Reversing introduced species effects: Experimental removal of introduced fish leads to rapid recovery of a declining frog

Amphibian population declines and extinctions are occurring even in the world's least impacted areas. The introduction and spread of nonnative predators is one of many proposed causes of amphibian declines. Correlational studies have shown a negative relationship between introduced fishes and declining amphibians, but little direct experimental evidence is available. This study experimentally manipulated the presence and absence of widely introduced salmonids rainbow trout (Oncorhynchus mykiss) and brook trout (Salvelinus fontinalis) to test the hypothesis that their introduction has contributed to the decline of the mountain yellow-legged frog (Rana muscosa). From 1996 to 2003, the introduced trout were removed from 5 lakes in a remote protected area of the Sierra Nevada, and 16 nearby lakes were used as controls, 8 with introduced trout and 8 without. To determine the vulnerable life stage, rainbow trout were placed in cages in three lakes containing amphibians. Removal of introduced trout resulted in rapid recovery of frog populations, and, in the caging experiment, tadpoles were found to be vulnerable to trout predation. Together, these experiments illustrate that introduced trout are effective predators on R. muscosa tadpoles and suggest (i) that the introduction of trout is the most likely mechanism responsible for the decline of this mountain frog and (ii) that these negative effects can be reversed.

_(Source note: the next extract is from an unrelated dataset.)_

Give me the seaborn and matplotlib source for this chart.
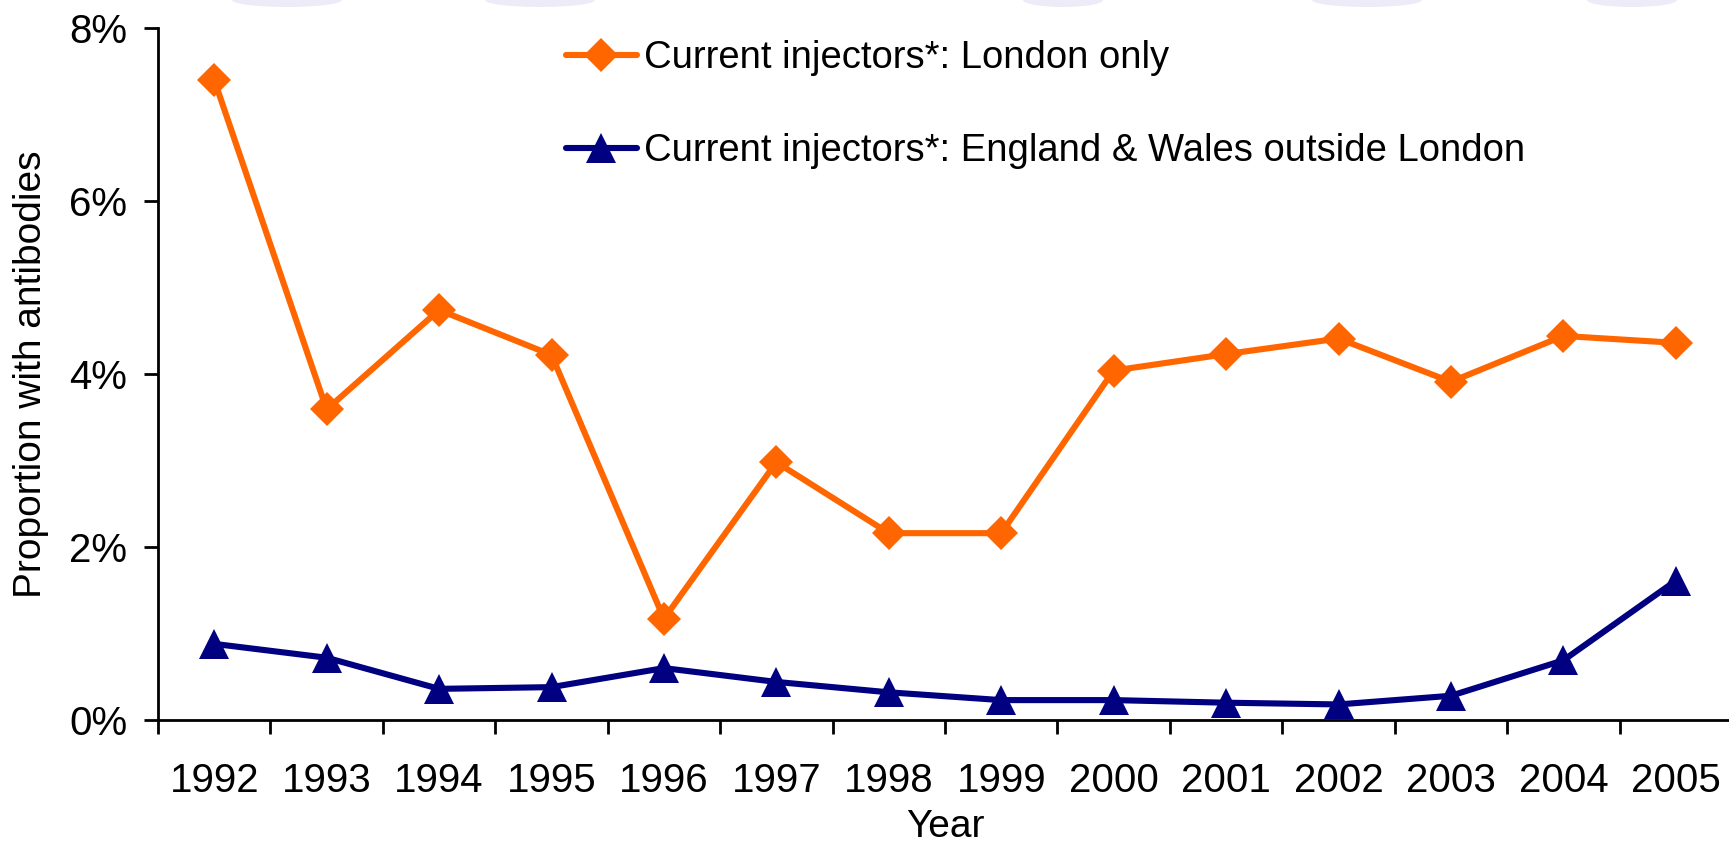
import pandas as pd
import numpy as np
import matplotlib.pyplot as plt
import seaborn as sns
from matplotlib.patches import Ellipse
from matplotlib.ticker import FixedLocator, FuncFormatter

# Datos
years = ['1992', '1993', '1994', '1995', '1996', '1997', '1998',
         '1999', '2000', '2001', '2002', '2003', '2004', '2005']
london = [7.40, 3.59, 4.74, 4.22, 1.17, 2.98, 2.16,
          2.16, 4.04, 4.23, 4.41, 3.91, 4.44, 4.36]
outside = [0.88, 0.72, 0.36, 0.38, 0.60, 0.44, 0.32,
           0.23, 0.23, 0.20, 0.18, 0.28, 0.69, 1.61]
series_names = ['Current injectors*: London only',
                'Current injectors*: England & Wales outside London']
y_ticks = [0, 2, 4, 6, 8]

df_london = pd.DataFrame({'Year': years, 'Value': london, 'Series': series_names[0]})
df_outside = pd.DataFrame({'Year': years, 'Value': outside, 'Series': series_names[1]})

sns.set_style('ticks')
plt.rcParams['font.family'] = ['Liberation Sans', 'DejaVu Sans']
plt.rcParams['text.color'] = 'black'
plt.rcParams['axes.labelcolor'] = 'black'
plt.rcParams['xtick.color'] = 'black'
plt.rcParams['ytick.color'] = 'black'

fig = plt.figure(figsize=(17.29, 8.43), dpi=100)
ax = fig.add_axes([158 / 1729, 1 - 720 / 843, 1574 / 1729, 692 / 843])

# decoracion de fondo (arcos lila en el borde superior)
for cx, w in [(287, 110), (540, 110), (1063, 80), (1367, 110), (1632, 90)]:
    fig.patches.append(Ellipse((cx / 1729, 1.0), w / 1729, 14 / 843,
                               transform=fig.transFigure, facecolor='#ecebf7',
                               edgecolor='none', zorder=0))

# Serie Londres (rombos naranjas)
sns.lineplot(data=df_london, x='Year', y='Value', color='#FF6600',
             marker='D', markersize=17.5, markeredgewidth=0, linewidth=4.4,
             label=series_names[0], ax=ax)
# Serie fuera de Londres (triangulos azul marino)
sns.lineplot(data=df_outside, x='Year', y='Value', color='#000080',
             marker='^', markersize=21, markeredgewidth=0, linewidth=4.4,
             label=series_names[1], ax=ax)

ax.set_xlim(-0.5, len(years) - 0.5)
ax.set_ylim(0, 8)
ax.set_yticks(y_ticks)
ax.yaxis.set_major_formatter(FuncFormatter(lambda v, p: f'{v:.0f}%'))
ax.set_xticks(range(len(years)))
ax.set_xticklabels(years)
ax.xaxis.set_minor_locator(FixedLocator(np.arange(-0.5, len(years), 1.0)))
ax.tick_params(axis='x', which='major', length=0, pad=30, labelsize=29)
ax.tick_params(axis='x', which='minor', length=10, width=2, direction='out')
ax.tick_params(axis='y', length=10, width=2, direction='out', pad=12, labelsize=29)

for s in ['top', 'right']:
    ax.spines[s].set_visible(False)
for s in ['left', 'bottom']:
    ax.spines[s].set_linewidth(2)
    ax.spines[s].set_color('black')

ax.set_xlabel('Year', fontsize=28)
ax.set_ylabel('Proportion with antibodies', fontsize=28)
ax.xaxis.set_label_coords(0.5, -0.128)
ax.yaxis.set_label_coords(-0.069, 0.5)

ax.legend(loc='upper left', bbox_to_anchor=(566 / 1729, 1 - 40 / 843),
          bbox_transform=fig.transFigure, frameon=False, fontsize=27.5,
          handlelength=1.85, handletextpad=0.2, labelspacing=1.5,
          borderaxespad=0, borderpad=0)

plt.savefig('out.png', dpi=100)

Molecular phylogenetics of western North American frogs of the Rana boylii species group

Phylogenetic relationships among frogs of the genus Rana from western North America are investigated using 2013 aligned bases of mitochondrial DNA sequence from the genes encoding ND1 (subunit one of NADH dehydrogenase), tRNA(Ile), tRNA(Gln), tRNA(Met), ND2, tRNA(Trp), tRNA(Ala), tRNA(Asn), tRNA(Cys), tRNA(Tyr), and COI (subunit I of cytochrome c oxidase), plus the origin for light-strand replication (O(L)) between the tRNA(Asn) and tRNA(Cys) genes. The aligned sequences contain 401 phylogenetically informative characters. A well-resolved phylogenetic hypothesis in which the Rana boylii species group (R. aurora, R. boylii, R. cascadae, R. muscosa, and R. pretiosa) is monophyletic is obtained. Molecular sequence divergence suggests that the R. boylii species group is approximately 8 million years old. The traditional hypothesis showing monophyly of the yellow-legged frogs (R. boylii and R. muscosa) is statistically rejected in favor of a hypothesis in which R. aurora, R. cascadae, and R. muscosa form a clade. Reanalyses of published nuclear ribosomal DNA restriction-site data and allozymic data support a monophyletic R. boylii group, but do not effectively resolve relationships among species within this group. Eight populations of R. muscosa form two major clades separated by a biogeographic break in the Sierra Nevada of California. This biogeographic break is broadly concordant with breaks found in four other amphibian and reptilian taxa. The two major clades within R. muscosa are estimated to have diverged approximately 2.2 million years before present. Each of these major clades contains two subgroups showing approximately 1.5 million years divergence, implicating climatic effects of Pleistocene glaciation in vicariance. The four distinct subgroups of R. muscosa separated by at least 1.4 million years of evolutionary divergence are suggested as potential units for conservation.